Mormon then was faced with a problem that seems entirely modern. He wished to use a scripture to illustrate a spiritual truth but his modern science seemed to contradict what the text of the scripture indicated. Joshua is recorded as having the sun stand still. Certainly this is what Joshua presumed happened. To Mormon who had learned that the sun does not actually move, this meant that the scriptures were wrong in what they described and Joshua was mistaken in what he thought he had accomplished.

Mormon does not miss a beat. He does not loose faith in the scientifically simple explanation of scripture, nor does he abandon using the story to illustrate his point. He simply adds a statement indicating what actually occurred must have been more complicated than the original author could have known. Now from a modern perspective as we understand much more about the earth and its motion, we know that Mormon's explanation is also unsatisfactory as stopping the rotation of the earth would have incredible consequences and lead to terrible destruction. As a modern we might revise the story further and suggest it was really a localized time dilation and likely invoke and explanation that is half Einstein and half Star Trek.

The point of this is that scriptures sometimes must be understood in light of further information that God has revealed.

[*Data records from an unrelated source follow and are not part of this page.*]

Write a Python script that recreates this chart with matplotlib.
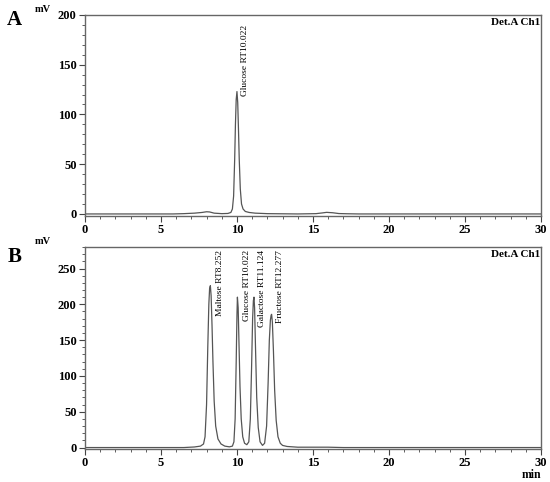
import matplotlib
matplotlib.use("Agg")
import matplotlib.pyplot as plt
from matplotlib.ticker import MultipleLocator
import numpy as np

plt.rcParams['font.family'] = ['Liberation Serif', 'DejaVu Serif']

# panel A: glucose standard (time in min, signal in mV)
t_a = [0, 5.8, 6.5, 7.2, 7.7, 8.0, 8.2, 8.5, 9.0, 9.4, 9.6, 9.7, 9.78, 9.85, 9.9, 9.95,
       10.0, 10.05, 10.1, 10.15, 10.22, 10.3, 10.4, 10.55, 10.8, 11.2, 12.0, 14.0,
       15.2, 15.6, 15.9, 16.3, 16.7, 17.2, 18.0, 30]
y_a = [0, 0, 0.3, 0.8, 1.5, 2.2, 2.0, 0.8, 0.3, 0.5, 1.5, 5, 18, 55, 90, 115,
       123, 112, 85, 55, 25, 10, 5, 2.5, 1.5, 0.8, 0.3, 0,
       0.3, 1.0, 1.6, 1.2, 0.4, 0.2, 0, 0]

# panel B: mixed sugar standard
t_b = [0, 6.5, 7.2, 7.6, 7.8, 7.9, 8.0, 8.08, 8.15, 8.2, 8.25, 8.3, 8.36, 8.42, 8.5, 8.6,
       8.75, 8.95, 9.2, 9.5, 9.7, 9.8, 9.88, 9.95, 10.0, 10.03, 10.08, 10.14, 10.2,
       10.28, 10.38, 10.5, 10.65, 10.78, 10.88, 10.96, 11.03, 11.08, 11.12, 11.16,
       11.22, 11.3, 11.4, 11.52, 11.68, 11.82, 11.95, 12.05, 12.13, 12.2, 12.25,
       12.28, 12.33, 12.4, 12.48, 12.58, 12.7, 12.85, 13.0, 13.3, 14.0, 16.0, 17.0, 30]
y_b = [0, 0, 0.8, 2, 5, 15, 60, 140, 200, 222, 226, 212, 170, 120, 65, 30,
       12, 5, 2, 1, 2, 8, 40, 120, 185, 210, 195, 140, 85,
       40, 15, 6, 4, 8, 40, 110, 180, 205, 210, 195,
       140, 70, 28, 8, 3, 6, 30, 90, 150, 178, 185,
       186, 175, 135, 80, 38, 15, 6, 3, 1.5, 0.5, 0.5, 0, 0]

labels_a = ["Glucose RT10.022"]
label_x_a = [10.53]
labels_b = ["Maltose RT8.252", "Glucose RT10.022", "Galactose RT11.124", "Fructose RT12.277"]
label_x_b = [8.88, 10.63, 11.67, 12.83]

fig = plt.figure(figsize=(5.5, 4.82), dpi=100)
ax_a = fig.add_axes([0.1545, 0.552, 0.829, 0.417])
ax_b = fig.add_axes([0.1545, 0.0685, 0.829, 0.419])

line_col = '#555555'

def style(ax, ymax, ymajor, ymin_loc):
    ax.set_xlim(0, 30)
    ax.set_ylim(-2, ymax)
    ax.xaxis.set_major_locator(MultipleLocator(5))
    ax.xaxis.set_minor_locator(MultipleLocator(1))
    ax.yaxis.set_major_locator(MultipleLocator(ymajor))
    ax.yaxis.set_minor_locator(MultipleLocator(ymin_loc))
    ax.tick_params(which='major', length=4, width=0.8, color='#444444', labelsize=9, pad=2)
    ax.tick_params(which='minor', length=2, width=0.6, color='#444444')
    for lab in ax.get_xticklabels() + ax.get_yticklabels():
        lab.set_fontweight('bold')
    for sp in ax.spines.values():
        sp.set_color('#666666')
        sp.set_linewidth(1.0)
    ax.text(0.998, 0.985, "Det.A Ch1", transform=ax.transAxes, ha='right', va='top',
            fontsize=8, fontweight='bold')

ax_a.plot(t_a, y_a, color=line_col, lw=0.9)
style(ax_a, 200, 50, 10)
for lab, x in zip(labels_a, label_x_a):
    ax_a.text(x, 190, lab, rotation=90, ha='center', va='top', fontsize=6.8)

ax_b.plot(t_b, y_b, color=line_col, lw=0.9)
style(ax_b, 280, 50, 10)
for lab, x in zip(labels_b, label_x_b):
    ax_b.text(x, 276, lab, rotation=90, ha='center', va='top', fontsize=6.8)

fig.text(0.013, 0.959, "A", fontsize=15, fontweight='bold', va='center')
fig.text(0.013, 0.467, "B", fontsize=15, fontweight='bold', va='center')
fig.text(0.064, 0.981, "mV", fontsize=7.5, fontweight='bold', va='center')
fig.text(0.064, 0.499, "mV", fontsize=7.5, fontweight='bold', va='center')
fig.text(0.985, 0.002, "min", fontsize=8.5, fontweight='bold', ha='right', va='bottom')

fig.savefig("out.png", dpi=100)
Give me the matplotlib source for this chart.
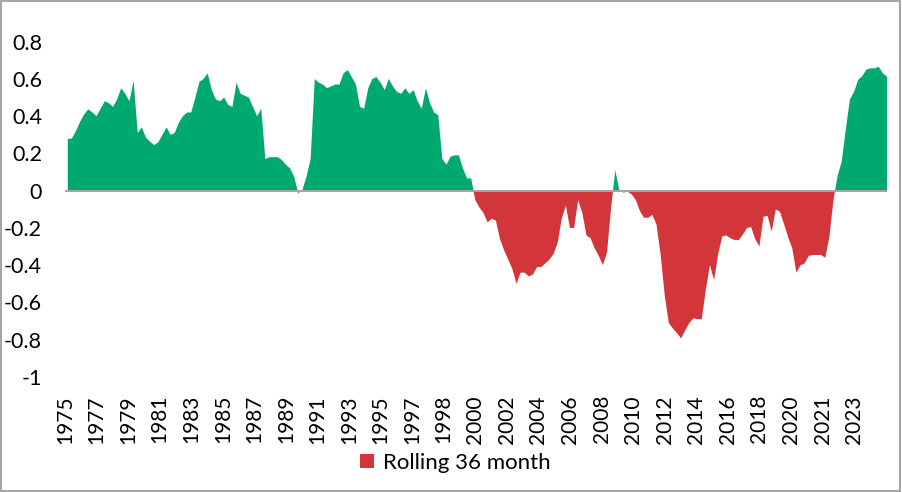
import numpy as np
import pandas as pd
import matplotlib
matplotlib.use("Agg")
import matplotlib.pyplot as plt
from matplotlib.patches import Rectangle, Patch

plt.rcParams['font.family'] = ['Lato', 'DejaVu Sans']

# Quarterly readings of the rolling 36-month series, starting Dec 1975
start_month = "1975-12"
rolling_36m = [
    0.278, 0.28, 0.32, 0.37, 0.41, 0.437, 0.42, 0.40, 0.44, 0.48,
    0.47, 0.45, 0.49, 0.55, 0.52, 0.48, 0.59, 0.31, 0.34, 0.285,
    0.263, 0.245, 0.26, 0.30, 0.34, 0.30, 0.31, 0.365, 0.40, 0.42,
    0.42, 0.50, 0.585, 0.60, 0.63, 0.54, 0.49, 0.48, 0.50, 0.46,
    0.45, 0.58, 0.52, 0.51, 0.50, 0.45, 0.40, 0.44, 0.17, 0.18,
    0.18, 0.18, 0.165, 0.14, 0.12, 0.075, -0.014, 0.005, 0.075, 0.17,
    0.60, 0.58, 0.57, 0.55, 0.56, 0.57, 0.57, 0.63, 0.648, 0.61,
    0.57, 0.45, 0.44, 0.55, 0.60, 0.61, 0.58, 0.54, 0.60, 0.56,
    0.53, 0.52, 0.55, 0.52, 0.54, 0.48, 0.44, 0.55, 0.47, 0.42,
    0.405, 0.17, 0.14, 0.183, 0.19, 0.19, 0.12, 0.066, 0.066, -0.05,
    -0.09, -0.12, -0.17, -0.15, -0.16, -0.26, -0.32, -0.37, -0.42, -0.50,
    -0.44, -0.44, -0.46, -0.45, -0.41, -0.41, -0.39, -0.37, -0.34, -0.28,
    -0.15, -0.08, -0.20, -0.20, -0.05, -0.12, -0.24, -0.255, -0.31, -0.35,
    -0.40, -0.33, -0.09, 0.11, 0.0, -0.01, -0.005, -0.02, -0.05, -0.11,
    -0.145, -0.145, -0.13, -0.18, -0.34, -0.56, -0.71, -0.74, -0.765, -0.793,
    -0.75, -0.71, -0.685, -0.69, -0.69, -0.53, -0.40, -0.48, -0.34, -0.245,
    -0.24, -0.255, -0.265, -0.265, -0.235, -0.20, -0.195, -0.26, -0.30, -0.14,
    -0.135, -0.22, -0.10, -0.113, -0.18, -0.25, -0.31, -0.44, -0.40, -0.39,
    -0.35, -0.345, -0.345, -0.345, -0.36, -0.25, -0.05, 0.08, 0.156, 0.33,
    0.49, 0.53, 0.595, 0.615, 0.65, 0.657, 0.657, 0.665, 0.63, 0.612,
]
tick_labels = ['1975', '1977', '1979', '1981', '1983', '1985', '1987', '1989',
               '1991', '1993', '1995', '1997', '1998', '2000', '2002', '2004',
               '2006', '2008', '2010', '2012', '2014', '2016', '2018', '2020',
               '2021', '2023']
yticks = [0.8, 0.6, 0.4, 0.2, 0, -0.2, -0.4, -0.6, -0.8, -1]
legend_label = "Rolling 36 month"

GREEN = '#00A96D'
RED = '#D2353A'

dates = pd.period_range(start_month, periods=len(rolling_36m), freq='3M')
start = pd.Period(start_month, freq='M')
x = np.array([(d.asfreq('M') - start).n for d in dates], dtype=float)
y = np.array(rolling_36m)

W, H = 902, 492
fig = plt.figure(figsize=(W / 100, H / 100), dpi=100)
left, right = 65 / W, 887 / W
top, bottom = 1 - 41.7 / H, 1 - 377 / H
ax = fig.add_axes([left, bottom, right - left, top - bottom])

ax.fill_between(x, y, 0, where=y < 0, interpolate=True, color=RED, lw=0)
ax.fill_between(x, y, 0, where=y >= 0, interpolate=True, color=GREEN, lw=0)
ax.axhline(0, color='#A6A6A6', lw=1.5, zorder=3)

ax.set_xlim(x[0], x[-1])
ax.set_ylim(-1, 0.8)
for s in ax.spines.values():
    s.set_visible(False)

ax.set_yticks(yticks)
ax.set_yticklabels([f"{v:g}" for v in yticks])
interval = 23
ax.set_xticks(np.arange(len(tick_labels)) * interval)
ax.set_xticklabels(tick_labels, rotation=90)
ax.tick_params(axis='y', length=0, pad=16.5, labelsize=15.5, labelcolor='black')
ax.tick_params(axis='x', length=0, pad=13, labelsize=15, labelcolor='black')

fig.legend(handles=[Patch(facecolor=RED, edgecolor='none', label=legend_label)],
           loc='center', bbox_to_anchor=(0.505, 1 - 463 / H), frameon=False,
           fontsize=16, handlelength=0.62, handleheight=0.62, handletextpad=0.4)

fig.patches.append(Rectangle((0.001, 0.002), 0.997, 0.996, transform=fig.transFigure,
                             fill=False, edgecolor='#A6A6A6', lw=1.5))

fig.savefig('out.png', dpi=100)
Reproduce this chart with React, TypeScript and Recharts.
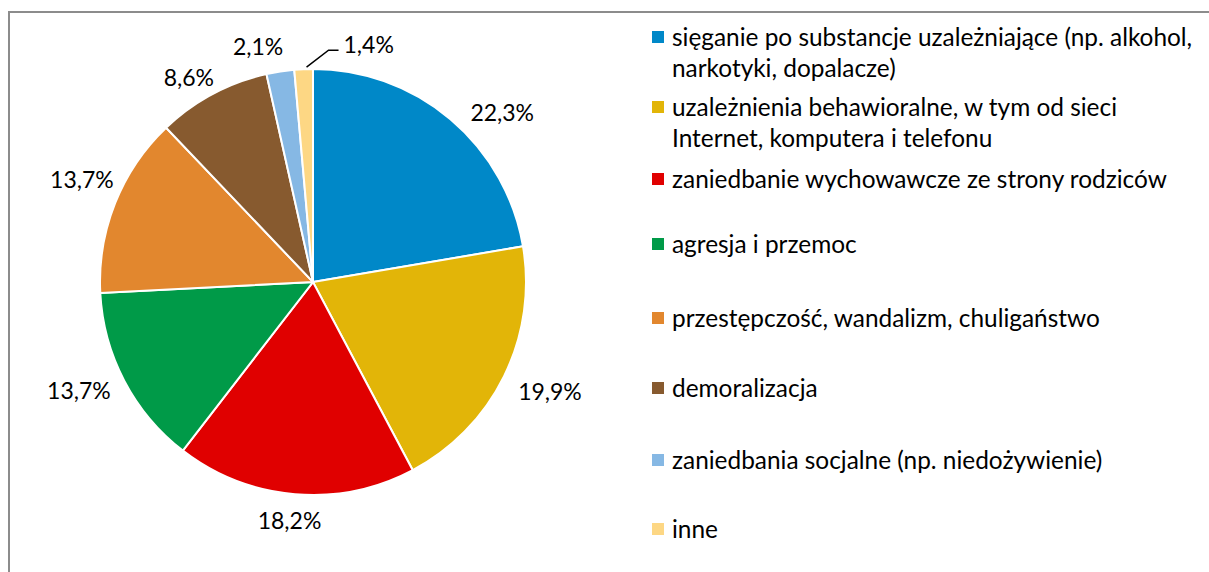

This occasionally means we must revise what was clearly understood at the time they were written to match our greater knowledge. I think this important truth can have application in our modern world as we grapple with science, history and other knowledge that was unavailable previously. Some of this needed revision will be uncomfortable and will require us to rethink what we previously thought we knew. We may find ourselves embarrassed occasionally by our previous ignorance. We must remember that even as ignorant as Joshua may have been concerning planetary movements, he still performed the miracle. For our more enlightened vantage point we may not scoff at the faith of those who came before and believed simpler truths. If we do we would quickly find ourselves sacrificing our own faith in favor of worshiping our own reason, only to find later how inadequate it was.